The ammunition supply equation mattered as much as the rate of fire. A Maxim gun consumed ammunition at a rate that only a logistically sophisticated force could sustain, and the Scramble for Africa coincided with the development of modern military logistics systems — railways, steamships, standardized ammunition production — that gave European colonial forces a supply chain their opponents could not match.

"The effect of the machine gun on the battlefield was not simply the ability to fire rapidly," writes military historian Daniel Headrick in *The Tools of Empire*. "It was the ability to fire rapidly for extended periods without the mechanical breakdown or supply failure that had limited earlier rapid-fire weapons."

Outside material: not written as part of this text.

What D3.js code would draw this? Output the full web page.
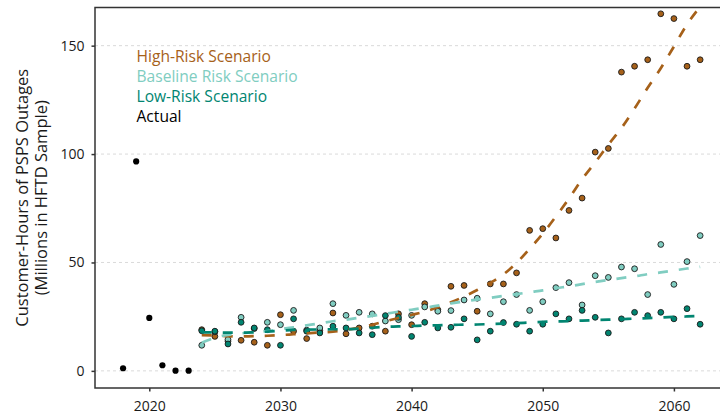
<!DOCTYPE html>
<html>
<head>
<meta charset="utf-8">
<script src="https://cdn.jsdelivr.net/npm/d3@7"></script>
<style>
  html, body { margin: 0; padding: 0; background: #fff; }
  svg { display: block; font-family: "Open Sans", "Noto Sans", sans-serif; }
</style>
</head>
<body>
<svg id="chart" width="720" height="417"></svg>
<script>
// Observed PSPS customer-hours (millions, HFTD sample)
const actualYears = [2018, 2019, 2020, 2021, 2022, 2023];
const actualValues = [1.2, 96.6, 24.4, 2.6, 0.1, 0.1];

// Simulated annual outcomes per scenario, 2024–2062
const scenarioYears = d3.range(2024, 2063);
const highValues = [19.0, 15.9, 13.7, 14.1, 13.2, 11.8, 25.9, 18.3, 14.9, 18.5,
  26.7, 17.1, 19.8, 20.6, 18.3, 26.3, 21.3, 31.0, 28.2, 39.0,
  39.4, 27.5, 40.1, 40.1, 45.2, 64.8, 65.6, 61.3, 74.0, 79.7,
  100.9, 102.6, 137.8, 140.5, 143.5, 164.7, 162.5, 140.5, 143.5];
const baselineValues = [11.8, 18.0, 14.5, 24.7, 19.5, 22.4, 21.3, 27.9, 18.8, 19.8,
  31.0, 25.6, 27.0, 26.3, 23.0, 23.6, 25.6, 29.5, 27.5, 27.8,
  32.7, 33.5, 26.3, 31.9, 35.2, 27.9, 31.9, 38.4, 40.7, 30.4,
  43.9, 43.1, 47.9, 47.1, 35.2, 58.3, 39.9, 50.4, 62.4];
const lowValues = [18.5, 18.3, 12.4, 22.4, 19.8, 19.0, 11.8, 24.0, 18.3, 17.5,
  20.6, 19.8, 17.5, 16.7, 25.5, 24.7, 15.9, 22.4, 19.8, 20.1,
  24.0, 14.3, 18.3, 22.3, 21.5, 18.3, 21.5, 26.3, 24.0, 27.9,
  24.7, 17.5, 24.0, 27.0, 25.5, 27.0, 24.0, 28.7, 21.5];

// Smoothed trend per scenario, same years
const highTrend = [16.5, 16.3, 16.0, 15.9, 16.0, 16.2, 16.5, 16.9, 17.3, 17.7,
  18.1, 18.9, 19.9, 21.3, 22.9, 24.4, 25.8, 27.3, 29.3, 31.6,
  34.3, 37.3, 40.6, 44.5, 49.8, 56.3, 63.3, 71.2, 79.5, 88.4,
  96.2, 104.3, 112.0, 121.0, 130.6, 139.6, 149.6, 159.8, 168.0];
const baselineTrend = [13.0, 15.3, 16.6, 17.3, 17.9, 18.4, 19.2, 20.1, 21.0, 21.9,
  22.9, 23.6, 24.5, 25.4, 26.3, 27.3, 28.2, 29.1, 30.1, 31.1,
  32.0, 32.9, 33.7, 34.6, 35.4, 36.3, 37.1, 38.1, 39.0, 40.0,
  41.0, 41.9, 42.8, 43.6, 44.6, 45.4, 46.3, 47.2, 48.0];
const lowTrend = [17.8, 17.7, 17.6, 17.6, 17.8, 18.1, 18.5, 18.9, 19.0, 19.1,
  19.2, 19.2, 19.5, 19.9, 20.3, 20.5, 20.7, 20.9, 21.0, 21.2,
  21.3, 21.4, 21.6, 21.8, 22.0, 22.3, 22.6, 22.8, 22.9, 23.2,
  23.4, 23.6, 23.8, 24.1, 24.3, 24.6, 24.9, 25.1, 25.3];

const xTicks = [2020, 2030, 2040, 2050, 2060];
const yTicks = [0, 50, 100, 150];

const scenarios = [
  { name: "High-Risk Scenario", color: "#A6611A", values: highValues, trend: highTrend },
  { name: "Baseline Risk Scenario", color: "#80CDC1", values: baselineValues, trend: baselineTrend },
  { name: "Low-Risk Scenario", color: "#018571", values: lowValues, trend: lowTrend }
];

const svg = d3.select("#chart");
const panel = { left: 95, top: 7.5, right: 729, bottom: 388 };

const x = d3.scaleLinear().domain([2015.86, 2064.2]).range([panel.left, panel.right]);
const y = d3.scaleLinear().domain([-7.9, 167.6]).range([panel.bottom, panel.top]);

svg.append("defs").append("clipPath").attr("id", "clip")
  .append("rect")
  .attr("x", panel.left).attr("y", panel.top)
  .attr("width", panel.right - panel.left).attr("height", panel.bottom - panel.top);

// horizontal dashed grid
svg.append("g").selectAll("line").data(yTicks).join("line")
  .attr("x1", panel.left).attr("x2", panel.right)
  .attr("y1", d => y(d)).attr("y2", d => y(d))
  .attr("stroke", "#dadada").attr("stroke-width", 1)
  .attr("stroke-dasharray", "3,3");

const plot = svg.append("g").attr("clip-path", "url(#clip)");

// scenario points
scenarios.forEach(s => {
  plot.append("g").selectAll("circle").data(scenarioYears).join("circle")
    .attr("cx", (d) => x(d))
    .attr("cy", (d, i) => y(s.values[i]))
    .attr("r", 2.9)
    .attr("fill", s.color)
    .attr("stroke", "#1a1a1a")
    .attr("stroke-width", 0.9);
});

// actual points
plot.append("g").selectAll("circle").data(actualYears).join("circle")
  .attr("cx", d => x(d))
  .attr("cy", (d, i) => y(actualValues[i]))
  .attr("r", 3.1)
  .attr("fill", "#000");

// dashed trend lines
const line = d3.line()
  .x((d, i) => x(scenarioYears[i]))
  .y(d => y(d))
  .curve(d3.curveMonotoneX);

scenarios.forEach(s => {
  plot.append("path")
    .attr("d", line(s.trend))
    .attr("fill", "none")
    .attr("stroke", s.color)
    .attr("stroke-width", 2.7)
    .attr("stroke-dasharray", "10,11");
});

// panel border
svg.append("rect")
  .attr("x", panel.left).attr("y", panel.top)
  .attr("width", panel.right - panel.left).attr("height", panel.bottom - panel.top)
  .attr("fill", "none").attr("stroke", "#333").attr("stroke-width", 1.5);

// axes
const xAxis = svg.append("g")
  .attr("transform", `translate(0,${panel.bottom})`)
  .call(d3.axisBottom(x).tickValues(xTicks).tickFormat(d3.format("d")).tickSize(3.5).tickPadding(10));
const yAxis = svg.append("g")
  .attr("transform", `translate(${panel.left},0)`)
  .call(d3.axisLeft(y).tickValues(yTicks).tickSize(3.5).tickPadding(7));

[xAxis, yAxis].forEach(a => {
  a.select(".domain").remove();
  a.selectAll(".tick line").attr("stroke", "#333").attr("stroke-width", 1.5);
  a.selectAll(".tick text").attr("fill", "#1a1a1a")
    .style("font-size", "14px").style("font-family", "'Open Sans', sans-serif");
});

// y-axis title
const yTitle = svg.append("text")
  .attr("transform", `translate(0,${(panel.top + panel.bottom) / 2}) rotate(-90)`)
  .attr("text-anchor", "middle")
  .attr("fill", "#1a1a1a")
  .style("font-size", "16.5px");
yTitle.append("tspan").attr("x", 0).attr("y", 28).text("Customer-Hours of PSPS Outages");
yTitle.append("tspan").attr("x", 0).attr("y", 47).text("(Millions in HFTD Sample)");

// legend
const legendItems = scenarios.map(s => ({ name: s.name, color: s.color }))
  .concat([{ name: "Actual", color: "#000" }]);
svg.append("g").selectAll("text").data(legendItems).join("text")
  .attr("x", 136.5)
  .attr("y", (d, i) => 62 + i * 20)
  .attr("fill", d => d.color)
  .style("font-size", "15.6px")
  .text(d => d.name);
</script>
</body>
</html>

The indigenous forces that faced the Maxim in the 1880s and 1890s adapted in various ways. Some armies attempted to approach under cover of darkness, terrain, or the smoke of their own fire. Others attempted flanking movements to get behind the weapon's field of fire. The Mahdist forces at Omdurman attempted mass frontal assault in the belief that sufficient numbers would overwhelm the rate of fire — an approach that produced the most extreme casualty disparity of the colonial period.

Limits and Exceptions

The Maxim was not invincible. In the Second Matabele War (1896–97), a guerrilla campaign fought primarily in the Matopos Hills, Matabele forces avoided open-field engagement entirely and fought from cover in broken terrain, negating much of the Maxim's advantage. The weapon's utility was specific to conditions: open ground, an advancing enemy, adequate ammunition, reliable operation in heat and dust.

In the Second Boer War (1899–1902), the Boers — a European-descended population with access to modern weapons, including their own Maxims — demonstrated that the technological gap was not permanent. A force that could match European firepower and adopted dispersed, mobile tactics could contest the ground effectively. The British army's difficulties in the Boer War led directly to the tactical reforms of the Haldane era and a fundamental reconsideration of how open-order infantry should operate.

Strategic Consequences

The Maxim gun's most significant effect was not tactical but strategic. It compressed the timeline of the Scramble for Africa by reducing the expected cost, in casualties and time, of defeating organized African resistance. Campaigns that might previously have required years of attrition were now achievable in single engagements. This compression of effective resistance accelerated the partition of the continent among European powers, reshaping the political geography of Africa in ways that remained consequential through decolonization and into the present.

The Maxim did not cause the Scramble for Africa. Economic interest, diplomatic competition among European powers, and the ideology of imperial mission all preceded the weapon's adoption. But it removed a constraint that had previously moderated the pace of expansion: the cost of defeating large, organized African armies in the field. When that cost dropped, the pace of expansion accelerated. By 1898, approximately 90 percent of the African continent was under European control.